Requirement:
Leaving out all pictures, reproduce the entries below exactly, from the first line through the line that contains "axB = fig.add_axes([0.1225, 0.0634, 0.875, 0.37])".

Data records:

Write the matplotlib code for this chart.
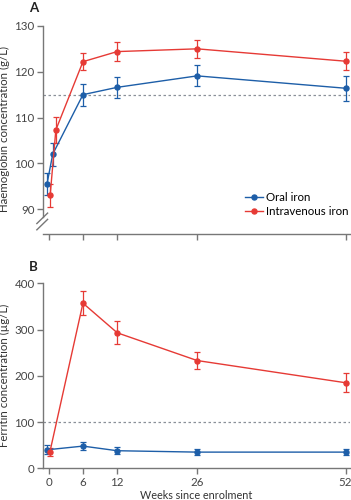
import numpy as np
import matplotlib
matplotlib.use('Agg')
import matplotlib.pyplot as plt
from matplotlib.lines import Line2D

plt.rcParams['font.family'] = ['Lato', 'DejaVu Sans']

# Panel A: haemoglobin (g/L)
hb_weeks = [0, 1, 6, 12, 26, 52]
hb_oral = [95.5, 102.0, 115.0, 116.6, 119.1, 116.4]
hb_oral_err = [2.3, 2.5, 2.4, 2.3, 2.3, 2.7]
hb_iv = [93.0, 107.3, 122.2, 124.4, 125.0, 122.3]
hb_iv_err = [2.5, 2.8, 1.8, 2.0, 2.0, 2.0]

# Panel B: ferritin (ug/L)
fe_weeks = [0, 6, 12, 26, 52]
fe_oral = [40, 48, 38, 35, 35]
fe_oral_err = [10, 8, 7, 6, 6]
fe_iv = [35, 357, 293, 233, 185]
fe_iv_err = [8, 26, 25, 18, 21]

week_ticks = [0, 6, 12, 26, 52]
blue = '#1d5ea8'
red = '#e63a35'
grey = '#777777'

def jitter(weeks, d):
    # small horizontal offset for the crowded early time points
    return [w + d if w < 2 else w for w in weeks]

fig = plt.figure(figsize=(3.51, 5.0), dpi=100)
axA = fig.add_axes([0.1225, 0.532, 0.875, 0.418])
axB = fig.add_axes([0.1225, 0.0634, 0.875, 0.37])

def style(ax):
    for s in ['top', 'right']:
        ax.spines[s].set_visible(False)
    for s in ['left', 'bottom']:
        ax.spines[s].set_color(grey)
        ax.spines[s].set_linewidth(1.0)
    ax.tick_params(colors=grey, labelcolor='#444444', labelsize=8.3, length=4, width=1.0, pad=2)
    ax.set_xlim(-1, 52.8)
    ax.set_xticks(week_ticks)

kw = dict(marker='o', ms=3.6, lw=1.0, capsize=2.3, elinewidth=0.9, capthick=0.9)

# Panel A
style(axA)
axA.axhline(115, color='#8a9099', ls=(0, (2, 2)), lw=0.9)
axA.errorbar(jitter(hb_weeks, -0.3), hb_oral, yerr=hb_oral_err, color=blue, **kw)
axA.errorbar(jitter(hb_weeks, 0.25), hb_iv, yerr=hb_iv_err, color=red, **kw)
axA.set_ylim(84.6, 130.2)
axA.set_yticks([90, 100, 110, 120, 130])
axA.spines['left'].set_bounds(88.3, 130)
axA.set_xticklabels([])
axA.set_ylabel('Haemoglobin concentration (g/L)', fontsize=8.3, color='#333333', labelpad=3)
# axis break marks
for dy in [0.0, 0.03]:
    axA.plot([-0.02, 0.015], [0.02 + dy, 0.07 + dy], transform=axA.transAxes,
             color=grey, lw=1.0, clip_on=False)
handles = [Line2D([], [], color=blue, marker='o', ms=3.6, lw=1.0),
           Line2D([], [], color=red, marker='o', ms=3.6, lw=1.0)]
axA.legend(handles, ['Oral iron', 'Intravenous iron'], loc='lower right',
           bbox_to_anchor=(1.03, 0.03), frameon=False, fontsize=8.3,
           handlelength=1.6, handletextpad=0.3, labelspacing=0.3)
axA.text(-0.045, 1.06, 'A', transform=axA.transAxes, fontsize=9.5, fontweight='bold', color='#222222')

# Panel B
style(axB)
axB.axhline(100, color='#8a9099', ls=(0, (2, 2)), lw=0.9)
axB.errorbar(jitter(fe_weeks, -0.3), fe_oral, yerr=fe_oral_err, color=blue, **kw)
axB.errorbar(jitter(fe_weeks, 0.2), fe_iv, yerr=fe_iv_err, color=red, **kw)
axB.set_ylim(0, 400)
axB.set_yticks([0, 100, 200, 300, 400])
axB.set_ylabel('Ferritin concentration (\u00b5g/L)', fontsize=8.3, color='#333333', labelpad=3)
axB.set_xlabel('Weeks since enrolment', fontsize=7.8, color='#333333', labelpad=2)
axB.text(-0.045, 1.065, 'B', transform=axB.transAxes, fontsize=9.5, fontweight='bold', color='#222222')

fig.savefig('out.png', dpi=100)
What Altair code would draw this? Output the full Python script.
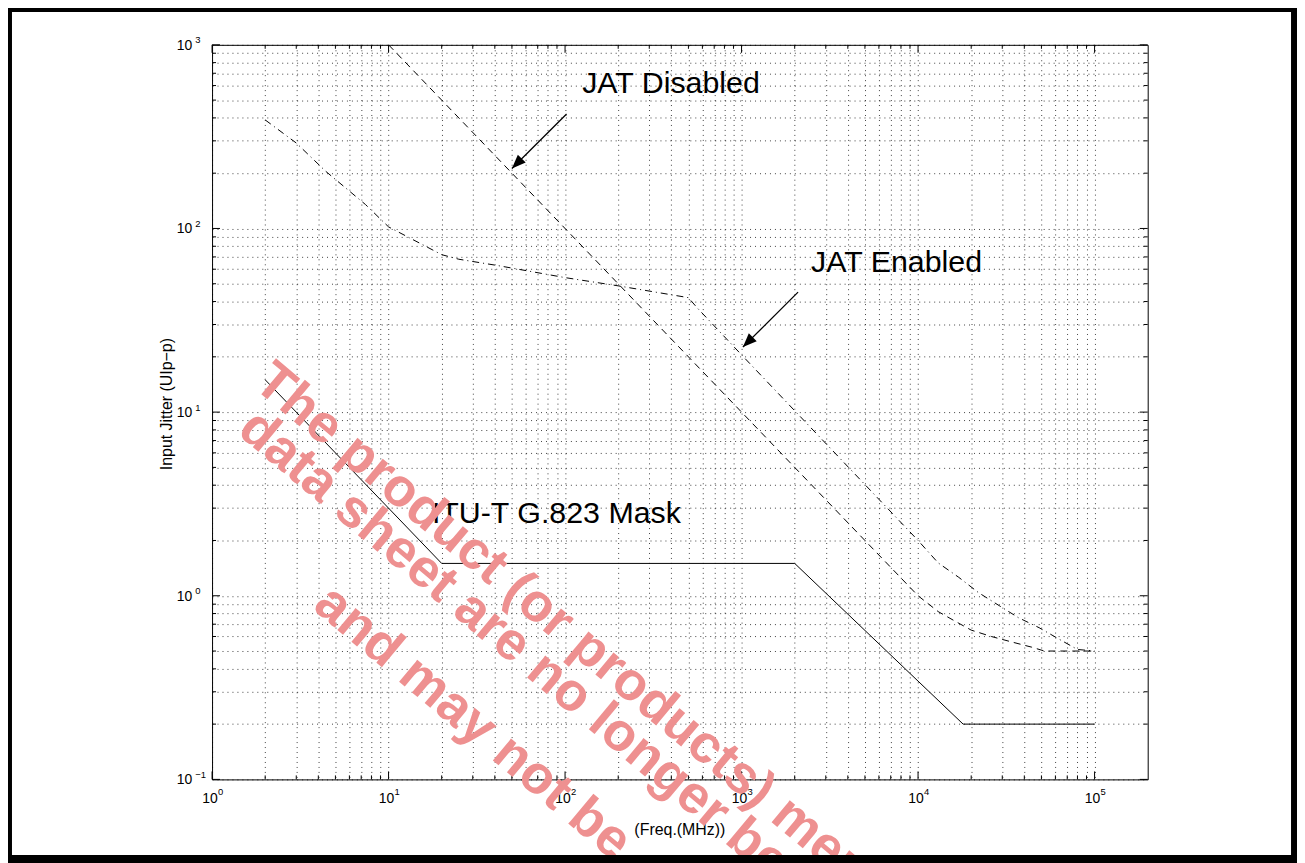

Written response:
Write the matplotlib code for this chart.
import numpy as np
import matplotlib
matplotlib.use('Agg')
import matplotlib.pyplot as plt
from matplotlib.lines import Line2D

plt.rcParams['font.family'] = ['Lato', 'DejaVu Sans']

# Panel A: haemoglobin (g/L)
hb_weeks = [0, 1, 6, 12, 26, 52]
hb_oral = [95.5, 102.0, 115.0, 116.6, 119.1, 116.4]
hb_oral_err = [2.3, 2.5, 2.4, 2.3, 2.3, 2.7]
hb_iv = [93.0, 107.3, 122.2, 124.4, 125.0, 122.3]
hb_iv_err = [2.5, 2.8, 1.8, 2.0, 2.0, 2.0]

# Panel B: ferritin (ug/L)
fe_weeks = [0, 6, 12, 26, 52]
fe_oral = [40, 48, 38, 35, 35]
fe_oral_err = [10, 8, 7, 6, 6]
fe_iv = [35, 357, 293, 233, 185]
fe_iv_err = [8, 26, 25, 18, 21]

week_ticks = [0, 6, 12, 26, 52]
blue = '#1d5ea8'
red = '#e63a35'
grey = '#777777'

def jitter(weeks, d):
    # small horizontal offset for the crowded early time points
    return [w + d if w < 2 else w for w in weeks]

fig = plt.figure(figsize=(3.51, 5.0), dpi=100)
axA = fig.add_axes([0.1225, 0.532, 0.875, 0.418])
axB = fig.add_axes([0.1225, 0.0634, 0.875, 0.37])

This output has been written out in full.